When Dave Mahler of Seattle's KJR radio asked Lynch if he and the Seahawks were in a good place about his contract following the running back's short holdout at the start of training camp, one that netted him an additional $1.5 million in re-worked cash on top of his $5 million pay for 2014, Lynch said nothing. He looked up from those shoes. And he stared at the questioner coldly for five seconds.
One of the few football-related answers was on his relationship on the field with quarterback Russell Wilson: “We've just continued to grow.”
After that, he was asked about his FAM 1st Family Foundation, which he began back in his hometown of Oakland, Calif., with 49ers backup quarterback Joshua Johnson in March 2011. On that subject, the reclusive running back was a relative orator. He spoke for more than five minutes on what the foundation means to him, the experiences he's had with it and how if he wasn't a Super Bowl-champion running back he'd probably be back in Oakland trying to help his city's youth full time.
He said working with one particular kid at his annual football camp at his alma mater of Oakland Tech High School this July “touched me deeply.”
Lynch and Johnson both graduated from Oakland Tech, which is in a gentrifying section of north Oakland. It's about three miles south of where Lynch played collegiately, at the University of California, Berkeley.
“It gives inner-city youth an opportunity,” Lynch said of his FAM 1st Family Foundation.
It was, of course, a self-serving topic. But it's a side of the 28-year-old Lynch few hear about or see. And it was the only subject he seemed even remotely interested in discussing on his first public comments since three days before February's Super Bowl.

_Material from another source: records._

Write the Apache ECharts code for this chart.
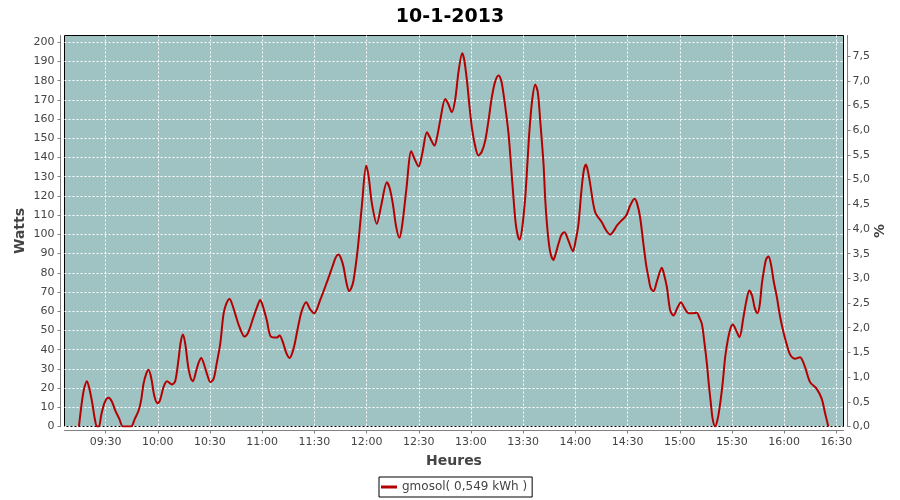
<!DOCTYPE html>
<html>
<head>
<meta charset="utf-8">
<script src="https://cdn.jsdelivr.net/npm/echarts@6/dist/echarts.min.js"></script>
<style>html,body{margin:0;padding:0;background:#fff}#c{width:900px;height:500px}</style>
</head>
<body>
<div id="c"></div>
<script>
// minutes after 09:00
var minutes = [14.7,16.0,17.5,19.3,20.6,22.4,23.8,25.1,26.2,27.5,29.5,31.7,33.6,35.6,37.9,40.0,44.6,46.8,49.0,50.5,51.8,53.4,54.7,56.3,58.0,59.9,61.4,63.3,65.3,68.2,70.0,71.8,73.2,74.5,75.8,77.5,79.0,80.2,82.1,83.6,85.0,86.7,88.4,90.2,92.1,93.9,95.9,97.8,99.4,101.3,102.8,104.5,107.0,109.9,112.0,115.0,117.2,118.9,120.6,122.7,125.0,128.5,130.0,131.9,133.8,135.7,138.0,140.6,142.7,145.3,147.6,149.9,153.4,157.2,160.3,162.3,163.9,165.5,166.8,168.4,170.0,171.2,172.5,175.0,177.3,179.8,181.2,183.1,185.9,188.4,191.7,193.3,195.1,197.0,198.9,200.5,202.8,205.7,207.7,209.9,212.0,214.7,216.6,219.0,220.6,222.3,225.2,226.9,229.0,230.9,232.9,235.0,236.1,237.7,239.0,240.5,242.4,244.3,246.2,248.2,250.2,252.0,253.9,255.8,257.4,258.7,260.2,261.6,263.1,264.4,266.0,267.9,269.4,271.2,272.3,273.6,275.2,276.9,278.4,279.8,281.7,282.7,284.0,285.5,287.4,288.7,290.3,291.9,293.7,295.9,298.6,300.2,301.8,303.4,304.8,306.1,307.4,308.5,311.4,315.2,317.4,320.0,322.0,323.9,326.3,329.2,331.5,334.0,335.5,337.2,339.1,340.7,342.0,343.3,344.9,347.0,349.7,351.0,352.6,354.5,356.4,358.5,360.7,362.5,365.0,367.1,369.8,371.1,372.7,374.0,375.6,376.7,377.9,378.9,380.3,381.8,383.2,384.7,386.1,387.8,389.3,390.5,392.4,394.3,396.6,398.2,400.0,401.6,403.0,404.6,405.9,407.2,408.5,409.6,411.0,412.5,413.9,415.8,417.7,419.6,421.4,423.4,426.3,429.1,432.0,434.9,438.7,441.6,443.5,445.4];
var watts = [0,10,19,23.6,20,12,4,0,0,6,12.5,14.9,13,8.3,4,0,0,4,8.3,14,22.2,27.5,29.5,25,16,12.1,14,20.5,23.6,21.9,23.6,34,44,47.9,43,31,25,23.6,29,33.5,35.7,32,27,23.1,24.8,33,43,58.6,64,66.4,63.5,58.6,51.7,46.8,49,56.9,62.5,65.9,62,55.2,46.8,46.3,47.4,43.9,38.5,35.7,40.4,51.7,60,64.7,61,59,66,75.1,83,88,89.5,87,82.9,75,70.4,72,76,93,115,135.8,130,115.9,105.5,115,127.1,124,115.9,104,98.2,105,122.8,143.3,139,135.3,142,153.2,150,146.2,151,159.2,170.5,168,163.6,170,185,194.3,191,180,168,155.8,146,141,143,148.8,160,171.4,179.5,182.7,180,173.1,163,152.3,135,119.3,103.7,97.2,103,119.3,135,154,170,178,174,159.2,136.7,118,102,91,86.7,90,95.1,99.5,101.1,97,91.2,97,105.5,122,133,136.3,132,126.3,111.5,106.3,102.5,99.9,101.8,104.6,107,109.8,115,118.5,116,108.9,95.1,84,77.7,72,70.4,76,82.6,79,72.5,60.4,57.8,61.5,64.7,62,59,59,59.2,57,53.4,45,32.6,22,11.8,4,0,4,11.8,23,36.1,46,51.5,53.1,50,46.5,56.9,65,70.8,68,62,59,63,74.3,82,87,88.5,84,76,67.3,57,49.1,43,37.5,35.3,36.1,30.9,23.1,19.6,14.4,7,0];
var xTicks = [30,60,90,120,150,180,210,240,270,300,330,360,390,420,450];
var leftTicks = [0,10,20,30,40,50,60,70,80,90,100,110,120,130,140,150,160,170,180,190,200];
var rightTicks = [0,0.5,1,1.5,2,2.5,3,3.5,4,4.5,5,5.5,6,6.5,7,7.5];
var titleText = '10-1-2013';
var seriesName = 'gmosol( 0,549 kWh )';

var FONT = 'DejaVu Sans';
var pts = minutes.map(function (m, i) { return [m, watts[i]]; });
function hhmm(v) {
  var t = Math.round(540 + v);
  var h = Math.floor(t / 60), m = t % 60;
  return (h < 10 ? '0' : '') + h + ':' + (m < 10 ? '0' : '') + m;
}
var axisLineStyle = { show: true, onZero: false, lineStyle: { color: '#808080', width: 1 } };
var labelStyle = { color: '#444444', fontSize: 11, fontFamily: FONT };
var nameStyle = { color: '#444444', fontSize: 14, fontWeight: 'bold', fontFamily: FONT };
var gridLine = { show: true, lineStyle: { color: '#ffffff', width: 1, type: [2, 2] } };

var chart = echarts.init(document.getElementById('c'), null, { renderer: 'canvas' });
chart.setOption({
  animation: false,
  backgroundColor: '#ffffff',
  title: { text: titleText, left: 'center', top: 3,
    textStyle: { fontSize: 19, fontWeight: 'bold', fontFamily: FONT, color: '#000' } },
  legend: { left: 379, top: 477, padding: [4, 5, 4, 2], itemGap: 5,
    borderColor: '#000', borderWidth: 1, backgroundColor: '#fff',
    icon: 'rect', itemWidth: 16, itemHeight: 3,
    textStyle: { fontSize: 12, color: '#444444', fontFamily: FONT },
    data: [seriesName] },
  grid: { left: 64.5, top: 35.5, width: 779, height: 391, show: true,
    backgroundColor: '#9fc3c2', borderColor: '#000000', borderWidth: 1,
    containLabel: false, outerBoundsMode: 'none' },
  xAxis: {
    type: 'value', min: 6.4, max: 454.1, offset: 4,
    name: 'Heures', nameLocation: 'middle', nameGap: 24, nameMoveOverlap: false, nameTextStyle: nameStyle,
    axisLine: axisLineStyle,
    axisTick: { show: true, length: 3, customValues: xTicks, lineStyle: { color: '#808080' } },
    axisLabel: Object.assign({ customValues: xTicks, margin: 6, formatter: hhmm }, labelStyle),
    splitLine: gridLine
  },
  yAxis: [{
    type: 'value', min: 0, max: 203.5, offset: 4, position: 'left',
    name: 'Watts', nameLocation: 'middle', nameGap: 33, nameRotate: 90, nameMoveOverlap: false, nameTextStyle: nameStyle,
    axisLine: axisLineStyle,
    axisTick: { show: true, length: 3, customValues: leftTicks, lineStyle: { color: '#808080' } },
    axisLabel: Object.assign({ customValues: leftTicks, margin: 6 }, labelStyle),
    splitLine: gridLine
  }, {
    type: 'value', min: 0, max: 7.918, offset: 4, position: 'right',
    name: '%', nameLocation: 'middle', nameGap: 26, nameRotate: 90, nameMoveOverlap: false, nameTextStyle: nameStyle,
    axisLine: axisLineStyle,
    axisTick: { show: true, length: 3, customValues: rightTicks, lineStyle: { color: '#808080' } },
    axisLabel: Object.assign({ customValues: rightTicks, margin: 5,
      formatter: function (v) { return v.toFixed(1).replace('.', ','); } }, labelStyle),
    splitLine: { show: false }
  }],
  series: [{
    name: seriesName, type: 'line', data: pts, yAxisIndex: 0,
    showSymbol: false, smooth: 0.3, clip: true,
    itemStyle: { color: '#b40000' },
    lineStyle: { color: '#b40000', width: 2 }
  }]
});
</script>
</body>
</html>
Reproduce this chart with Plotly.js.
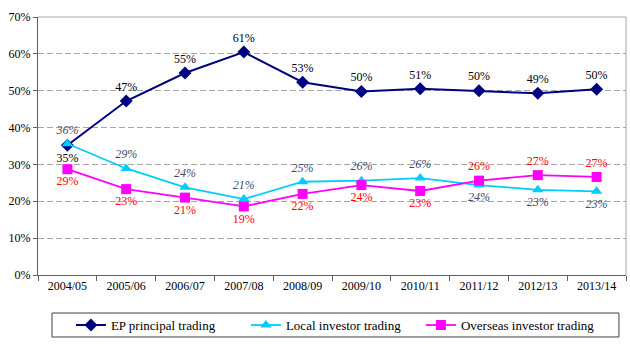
<!DOCTYPE html>
<html>
<head>
<meta charset="utf-8">
<script src="https://cdn.plot.ly/plotly-3.0.1.min.js"></script>
<style>html,body{margin:0;padding:0;background:#fff}#chart{width:630px;height:350px}</style>
</head>
<body>
<div id="chart"></div>
<script>
const years = ["2004/05","2005/06","2006/07","2007/08","2008/09","2009/10","2010/11","2011/12","2012/13","2013/14"];
const epPrincipal = [35.2, 47.2, 54.8, 60.5, 52.3, 49.8, 50.5, 50.0, 49.3, 50.4];
const localInvestor = [35.6, 28.9, 23.8, 20.6, 25.3, 25.6, 26.3, 24.4, 23.1, 22.7];
const overseasInvestor = [28.7, 23.3, 21.0, 18.6, 22.0, 24.4, 22.8, 25.6, 27.1, 26.6];
const epLabels = ["35%","47%","55%","61%","53%","50%","51%","50%","49%","50%"];
const localLabels = ["36%","29%","24%","21%","25%","26%","26%","24%","23%","23%"];
const overseasLabels = ["29%","23%","21%","19%","22%","24%","23%","26%","27%","27%"];
const epPos = ["bottom center","top center","top center","top center","top center","top center","top center","top center","top center","top center"];
const localPos = ["top center","top center","top center","top center","top center","top center","top center","bottom center","bottom center","bottom center"];
const overseasPos = ["bottom center","bottom center","bottom center","bottom center","bottom center","bottom center","bottom center","top center","top center","top center"];

const serif = "Times New Roman, Liberation Serif, DejaVu Serif, serif";
const traces = [
  {x: years, y: epPrincipal, name: "EP principal trading", type: "scatter", mode: "lines+markers+text",
   line: {color: "#000080", width: 2}, marker: {symbol: "diamond", size: 10, color: "#000080"},
   text: epLabels, textposition: epPos, textfont: {family: serif, size: 12, color: "#000000"}, cliponaxis: false},
  {x: years, y: localInvestor, name: "Local investor trading", type: "scatter", mode: "lines+markers+text",
   line: {color: "#00CCFF", width: 1.8}, marker: {symbol: "triangle-up", size: 10, color: "#00CCFF"},
   text: localLabels, textposition: localPos, textfont: {family: serif, size: 12, color: "#3F4A6E", style: "italic"}, cliponaxis: false},
  {x: years, y: overseasInvestor, name: "Overseas investor trading", type: "scatter", mode: "lines+markers+text",
   line: {color: "#FF00FF", width: 1.8}, marker: {symbol: "square", size: 10, color: "#FF00FF"},
   text: overseasLabels, textposition: overseasPos, textfont: {family: serif, size: 12, color: "#FF0000"}, cliponaxis: false}
];

const layout = {
  width: 630, height: 350,
  margin: {l: 38, r: 4, t: 17, b: 75},
  paper_bgcolor: "#ffffff", plot_bgcolor: "#ffffff",
  font: {family: serif, size: 12, color: "#000000"},
  showlegend: true,
  legend: {orientation: "h", x: 0.056, xanchor: "left", y: -0.194, yanchor: "middle",
           font: {family: serif, size: 13, color: "#000000"}, bgcolor: "rgba(0,0,0,0)", borderwidth: 0, itemwidth: 30,
           entrywidth: 130, entrywidthmode: "pixels"},
  xaxis: {type: "category", range: [-0.5, 9.5], showgrid: false, zeroline: false,
          showline: true, linecolor: "#606060", linewidth: 1,
          ticks: "outside", tickson: "boundaries", ticklen: 5, tickcolor: "#606060",
          tickfont: {family: serif, size: 12, color: "#000000"}, fixedrange: true},
  yaxis: {range: [0, 70], dtick: 10, ticksuffix: "%", showgrid: true, gridcolor: "#A6A6A6", griddash: "6px,3px", gridwidth: 1,
          zeroline: false, showline: true, linecolor: "#606060", linewidth: 1,
          ticks: "outside", ticklen: 4, tickcolor: "#606060",
          tickfont: {family: serif, size: 12, color: "#000000"}, fixedrange: true},
  shapes: [
    {type: "line", xref: "paper", yref: "paper", x0: 0, x1: 1, y0: 1, y1: 1, line: {color: "#A6A6A6", width: 1}},
    {type: "line", xref: "paper", yref: "paper", x0: 1, x1: 1, y0: 0, y1: 1, line: {color: "#A6A6A6", width: 1}},
    {type: "rect", xref: "paper", yref: "paper", x0: 0.0238, x1: 0.988, y0: -0.2403, y1: -0.1473, line: {color: "#404040", width: 1}}
  ]
};
Plotly.newPlot("chart", traces, layout, {displayModeBar: false, staticPlot: true});
</script>
</body>
</html>
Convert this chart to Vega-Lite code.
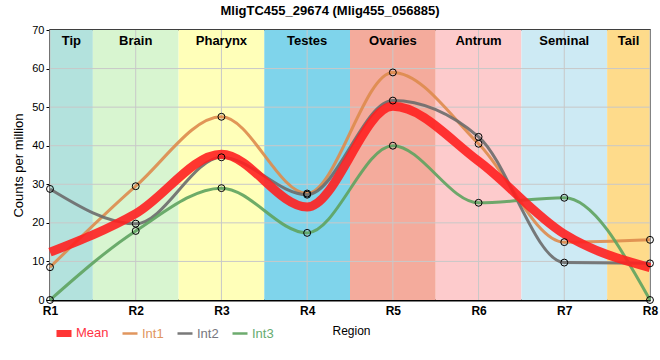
{
  "$schema": "https://vega.github.io/schema/vega-lite/v6.json",
  "width": 600,
  "height": 270,
  "autosize": {"type": "none"},
  "padding": {"left": 50, "top": 30, "right": 10, "bottom": 60},
  "title": {"text": "MligTC455_29674 (Mlig455_056885)", "fontSize": 13, "font": "Liberation Sans", "fontWeight": "bold", "offset": 6, "dx": -20, "color": "#000"},
  "config": {
    "view": {"stroke": "#000", "strokeWidth": 1.5},
    "font": "Liberation Sans",
    "axisY": {"values": [0, 10, 20, 30, 40, 50, 60, 70], "labelOverlap": false, "grid": false, "tickSize": 4, "tickColor": "#000", "labelFontSize": 11, "labelColor": "#000", "labelPadding": 2, "domainColor": "#000", "domainWidth": 2, "titleFontWeight": "normal", "titleFontSize": 13, "titleColor": "#000", "titlePadding": 6},
    "axisX": {"labelOverlap": false, "labelFontWeight": "bold", "labelFontSize": 12, "labelColor": "#000", "labelFlush": false, "grid": false, "ticks": false, "labelPadding": 5, "domainColor": "#000", "domainWidth": 2, "titleFontWeight": "normal", "titleFontSize": 12, "titleColor": "#000", "titleX": 282, "titleY": 30, "titleAlign": "left", "titleBaseline": "middle"}
  },
  "datasets": {
    "bands": [
      {"region": "Tip", "start": 1, "end": 1.5, "mid": 1.25},
      {"region": "Brain", "start": 1.5, "end": 2.5, "mid": 2},
      {"region": "Pharynx", "start": 2.5, "end": 3.5, "mid": 3},
      {"region": "Testes", "start": 3.5, "end": 4.5, "mid": 4},
      {"region": "Ovaries", "start": 4.5, "end": 5.5, "mid": 5},
      {"region": "Antrum", "start": 5.5, "end": 6.5, "mid": 6},
      {"region": "Seminal", "start": 6.5, "end": 7.5, "mid": 7},
      {"region": "Tail", "start": 7.5, "end": 8, "mid": 7.75}
    ],
    "gridx": [{"v": 1}, {"v": 2}, {"v": 3}, {"v": 4}, {"v": 5}, {"v": 6}, {"v": 7}, {"v": 8}],
    "gridy": [{"v": 10}, {"v": 20}, {"v": 30}, {"v": 40}, {"v": 50}, {"v": 60}],
    "series": [
      {"series": "Int1", "x": 1, "value": 8.5},
      {"series": "Int1", "x": 2, "value": 29.5},
      {"series": "Int1", "x": 3, "value": 47.5},
      {"series": "Int1", "x": 4, "value": 27.6},
      {"series": "Int1", "x": 5, "value": 59},
      {"series": "Int1", "x": 6, "value": 40.5},
      {"series": "Int1", "x": 7, "value": 15},
      {"series": "Int1", "x": 8, "value": 15.6},
      {"series": "Int2", "x": 1, "value": 28.8},
      {"series": "Int2", "x": 2, "value": 19.8},
      {"series": "Int2", "x": 3, "value": 37},
      {"series": "Int2", "x": 4, "value": 27.3},
      {"series": "Int2", "x": 5, "value": 51.7},
      {"series": "Int2", "x": 6, "value": 42.3},
      {"series": "Int2", "x": 7, "value": 9.7},
      {"series": "Int2", "x": 8, "value": 9.5},
      {"series": "Int3", "x": 1, "value": 0},
      {"series": "Int3", "x": 2, "value": 17.9},
      {"series": "Int3", "x": 3, "value": 29},
      {"series": "Int3", "x": 4, "value": 17.4},
      {"series": "Int3", "x": 5, "value": 40},
      {"series": "Int3", "x": 6, "value": 25.2},
      {"series": "Int3", "x": 7, "value": 26.5},
      {"series": "Int3", "x": 8, "value": 0},
      {"series": "Mean", "x": 1, "value": 12.4},
      {"series": "Mean", "x": 2, "value": 22.4},
      {"series": "Mean", "x": 3, "value": 37.8},
      {"series": "Mean", "x": 4, "value": 24.1},
      {"series": "Mean", "x": 5, "value": 50.2},
      {"series": "Mean", "x": 6, "value": 36},
      {"series": "Mean", "x": 7, "value": 17.1},
      {"series": "Mean", "x": 8, "value": 8.4}
    ]
  },
  "layer": [
    {
      "data": {"name": "bands"},
      "mark": {"type": "rect"},
      "encoding": {
        "x": {"field": "start", "type": "quantitative", "scale": {"domain": [1, 8], "nice": false, "zero": false},
          "axis": {"values": [1, 2, 3, 4, 5, 6, 7, 8], "labelExpr": "'R' + datum.value", "title": "Region"}},
        "x2": {"field": "end"},
        "y": {"datum": 0, "type": "quantitative", "scale": {"domain": [0, 70], "nice": false},
          "axis": {"title": "Counts per million"}},
        "y2": {"datum": 70},
        "fill": {"field": "region", "type": "nominal", "legend": null,
          "scale": {"domain": ["Tip", "Brain", "Pharynx", "Testes", "Ovaries", "Antrum", "Seminal", "Tail"],
            "range": ["#b3e2dd", "#d8f5d0", "#ffffb9", "#7fd4eb", "#f4ab9c", "#fdcbcc", "#cdeaf4", "#fedb8b"]}}
      }
    },
    {
      "data": {"name": "gridx"},
      "mark": {"type": "rule", "color": "#c8c8c8", "strokeWidth": 1},
      "encoding": {"x": {"field": "v", "type": "quantitative"}}
    },
    {
      "data": {"name": "gridy"},
      "mark": {"type": "rule", "color": "#c8c8c8", "strokeWidth": 1},
      "encoding": {"y": {"field": "v", "type": "quantitative"}}
    },
    {
      "data": {"name": "bands"},
      "mark": {"type": "text", "fontWeight": "bold", "fontSize": 13, "baseline": "middle", "align": "center", "color": "#000"},
      "encoding": {
        "x": {"field": "mid", "type": "quantitative"},
        "y": {"datum": 67.2, "type": "quantitative"},
        "text": {"field": "region"}
      }
    },
    {
      "data": {"name": "series"},
      "mark": {"type": "line", "interpolate": "monotone", "opacity": 0.9},
      "encoding": {
        "x": {"field": "x", "type": "quantitative"},
        "y": {"field": "value", "type": "quantitative"},
        "strokeWidth": {"condition": {"test": "datum.series === 'Mean'", "value": 9}, "value": 3},
        "color": {"field": "series", "type": "nominal",
          "scale": {"domain": ["Mean", "Int1", "Int2", "Int3"], "range": ["#ff2020", "#de8b4d", "#6b6b6b", "#5ea35f"]},
          "legend": {"orient": "none", "legendX": 5, "legendY": 294, "direction": "horizontal", "title": null, "symbolSize": 225, "labelFontSize": 13, "labelOffset": 3, "columnPadding": 8,
            "symbolType": {"expr": "datum.value === 'Mean' ? 'M-1,-0.3H1M-1,0H1M-1,0.3H1' : 'stroke'"},
            "labelColor": {"expr": "datum.value === 'Mean' ? '#ff3344' : datum.value === 'Int1' ? '#e0955f' : datum.value === 'Int2' ? '#76767e' : '#66ab70'"},
            "symbolStrokeWidth": 2.5,
            "symbolOpacity": 0.9}}
      }
    },
    {
      "data": {"name": "series"},
      "transform": [{"filter": "datum.series !== 'Mean'"}],
      "mark": {"type": "point", "filled": false, "stroke": "#000", "strokeWidth": 1, "size": 48, "opacity": 1},
      "encoding": {
        "x": {"field": "x", "type": "quantitative"},
        "y": {"field": "value", "type": "quantitative"}
      }
    }
  ]
}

Lynch was asked for an example of how he's helped kids in the East Bay Area through his foundation and the annual football camp he and Johnson put on at Oakland Tech each July. This last one was their eighth camp.
“Well, just this year I had a kid …” he began.
Then Lynch jumped into rapping a line along with the song that was blaring into him and the five or so reporters surrounding his locker. He rhymed for about five seconds — and then, presto, he went right back into his answer.
“… I had a kid that came to my camp that told me that he was committing suicide by coming to my camp, because of the area (north Oakland) that it was in,” Lynch continued. “And by him coming, he felt like he was putting his life in danger. But he said he wouldn't miss the opportunity to come out there and be a part of it.
“So, I mean, even with kids that feel like this might be a life-threatening situation -- but to be out there and experience that they wouldn't turn that down for nothin', I mean, that's a big accomplishment. And I mean, you know, being able to talk to that young man and being able to help him through his situation was big for me.
“I don't think that's something that you go around boasting or bragging about, but that touched me dearly.”
For Lynch, it had to be his most expansive he's ever been in an interview during his NFL career. For him, compared to his usual verbal output, it was like a Gettysburg Address.
Lynch said he stays in touch with the kids that come to his camp, that many have gone on to get Division-I football scholarships and that he texts with them often.
“I don't think they look at me as a life-changer. I think they look at me more like a family member,” Lynch said of the inner-city youth in his foundation and his hometown. “This is something that's just on the regular.”